Yes, absolutely. Black shoes are versatile. Choose socks with a black base and one or two accent colors that appear elsewhere in your outfit. Avoid white-based patterns with black shoes unless intentionally creating contrast in a fashion-forward look.
Are there patterns too bold for formal shoes?
Yes. Large graphics, pop culture references, or neon colors disrupt the seriousness of formal footwear. Stick to classic motifs: dots, stripes, argyle, tartan, fleur-de-lis, or subtle animal prints like lizard-scale in muted tones.
Should my socks match my tie exactly?
They don’t need to match exactly, but they should reference it. A sock with a hint of your tie’s color creates cohesion. Exact matching can look costumey. Think echo, not replica.

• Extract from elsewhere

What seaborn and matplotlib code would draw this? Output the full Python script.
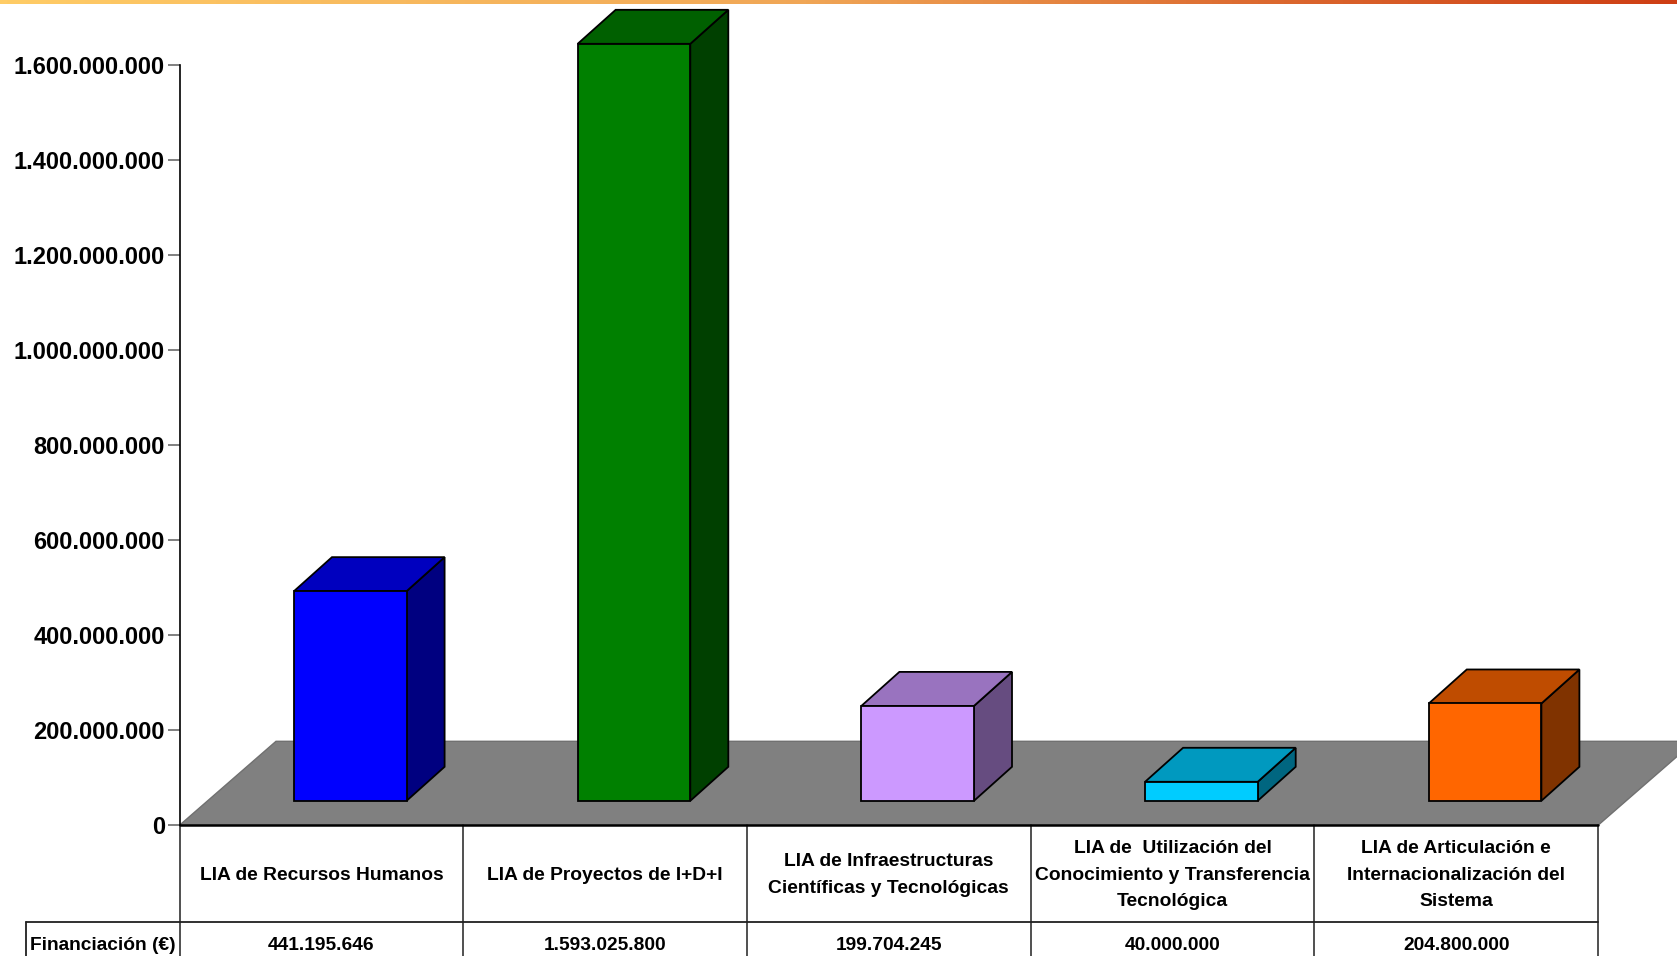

Build a Starter Collection: Smart Sock Investments
Begin with four foundational pairs that cover most formal scenarios:
- Navy with red micro-dots – works with navy suits, gray flannels, and burgundy accessories.
- Charcoal with silver stripe – ideal for black or gray shoes and business professional settings.
- Brown with cream argyle – pairs beautifully with earth-toned suits and tan brogues.
- Black with subtle paisley in burgundy – adds intrigue without noise, perfect for evening events.
Invest in quality over quantity. Well-made socks last longer, retain shape, and display patterns crisply. Look for reinforced heels and toes, seamless toes, and natural fibers.
Conclusion: Elevate Your Style with Intention
Matching patterned socks with formal shoes isn’t about luck or trend-chasing—it’s about precision and purpose. Every choice, from hue to height, sends a message. Done poorly, it undermines your professionalism. Done well, it signals that you command details without being ruled by them.
You don’t need permission to wear a bold sock. You only need the knowledge to do it right. Start conservatively, observe reactions, refine your approach. Soon, what once felt risky will feel routine. And in that shift, you’ll discover one of menswear’s quiet truths: confidence isn’t worn in the suit alone, but in the choices beneath it.